On Thursday, Warren County supervisors agreed to sell a warehouse on 9.5 acres of land behind the former plastics and rubber recycler to the business’ owners, FLC Real Estate LLC, for $1 to speed up a sale to Ergon BioFuels, a subsidiary of the petroleum-processing staple at the port. The warehouse is a base for freight shipper Power Transport Services.
Though not specified in closing documents OK’d by the board, the move capped off an agreement reached late last year for the Ergon entity to acquire Polyvulc’s two main warehouses at 1645 Haining Road, the county-owned PTS warehouse at 1777 Haining, and a PTS-owned building at 1543 Haining, said Bill Shappley, attorney for Polyvulc’s ownership group.
“As part of the acquisition agreement, Ergon simultaneously leased the 1645 Haining premises to PolyVulcUSA, which will continue its operations at that location,” Shappley said via email Friday. “Ergon also leased the 1543 and 1777 Haining Road parcels to Power Transport Services, which will continue its operations from those two parcels.”
Terms of those leases would not be recorded in the chancery clerk’s office, Shappley said.
Once home to several steel processing industries, the property at 1777 Haining Road was leased by the county in 1983 to Vicksburg Steel Service Inc. as part of a $2.1 million industrial bond issue to pay for improvements, according to a legal description in the resolution. Terms allowed the property to be bought back from the county for $1 whenever the bonds were paid off. The final payment was in 1993. Polyvulc became the effective tenant of the site in 2005, documents showed.

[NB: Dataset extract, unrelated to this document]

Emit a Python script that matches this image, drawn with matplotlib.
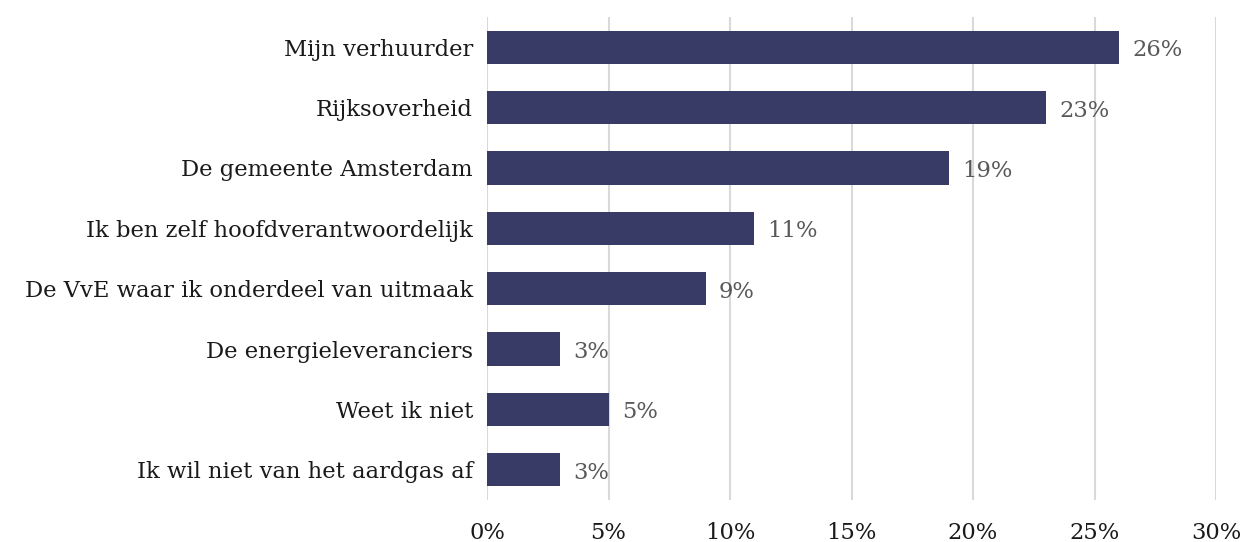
import matplotlib
matplotlib.use("Agg")
import matplotlib.pyplot as plt
from matplotlib.ticker import FuncFormatter

categories = [
    "Mijn verhuurder",
    "Rijksoverheid",
    "De gemeente Amsterdam",
    "Ik ben zelf hoofdverantwoordelijk",
    "De VvE waar ik onderdeel van uitmaak",
    "De energieleveranciers",
    "Weet ik niet",
    "Ik wil niet van het aardgas af",
]
values = [26, 23, 19, 11, 9, 3, 5, 3]
xticks = [0, 5, 10, 15, 20, 25, 30]

plt.rcParams['font.family'] = ['DejaVu Serif']

fig = plt.figure(figsize=(12.44, 5.42), dpi=100)
ax = fig.add_axes([487/1244, 1-500/542, (1216-487)/1244, 483/542])

ypos = list(range(len(categories)))
ax.barh(ypos, values, height=0.55, color="#383B66", zorder=3)
ax.set_ylim(len(categories)-0.5, -0.5)
ax.set_xlim(0, 30)
ax.set_yticks(ypos)
ax.set_yticklabels(categories, fontsize=16.3, color="#1a1a1a")
ax.set_xticks(xticks)
ax.xaxis.set_major_formatter(FuncFormatter(lambda v, p: f"{int(v)}%"))
ax.tick_params(axis='x', length=0, pad=16, labelsize=16.3, labelcolor="#1a1a1a")
ax.tick_params(axis='y', length=0, pad=10)
for s in ax.spines.values():
    s.set_visible(False)
ax.grid(axis='x', color="#D9D9D9", linewidth=1.5, zorder=0)
ax.set_axisbelow(True)

for y, v in zip(ypos, values):
    ax.text(v + 0.55, y + 0.05, f"{v}%", va='center', ha='left', fontsize=16.3, color="#595959")

fig.savefig("out.png", dpi=100)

Thursday’s meeting had been continued from Monday, when the board recessed specifically to vote on the sale. Shappley presented the item, which was noted on the meeting agenda with the names of both FLC and Ergon BioFuels. The resolution and sale specifics mentioned only the building at 1777 Haining and not the rest of Polyvulc’s 7.3-acre facility.
In November, Ergon announced it would restart operations at the ethanol plant by May and hire 30 people. It had shut down in 2012. Ergon has not announced any plans of its own for the buildings.
In July, the business founded by Fred Farrell and Larry Lambiotte in 1995, hired a search firm to seek buyers for its two main warehouses at 1645 Haining Road and two subsidiaries located in Jackson and Winnsboro, La. The company had set a 45-day deadline, which passed without a sale.
Polyvulc opened at the port in 1998 and followed the founders’ first business venture, Falco Lime, on the port’s industrial landscape. The company took recycled rubber from tires or the auto industry and repackaged it as pier pads and foundation wall systems for manufactured homes. At its two subsidiaries, old tires were ground up for multiple uses, including playground surfaces and roofing.
Power Transport had been the maintenance entity for Falco’s trucks.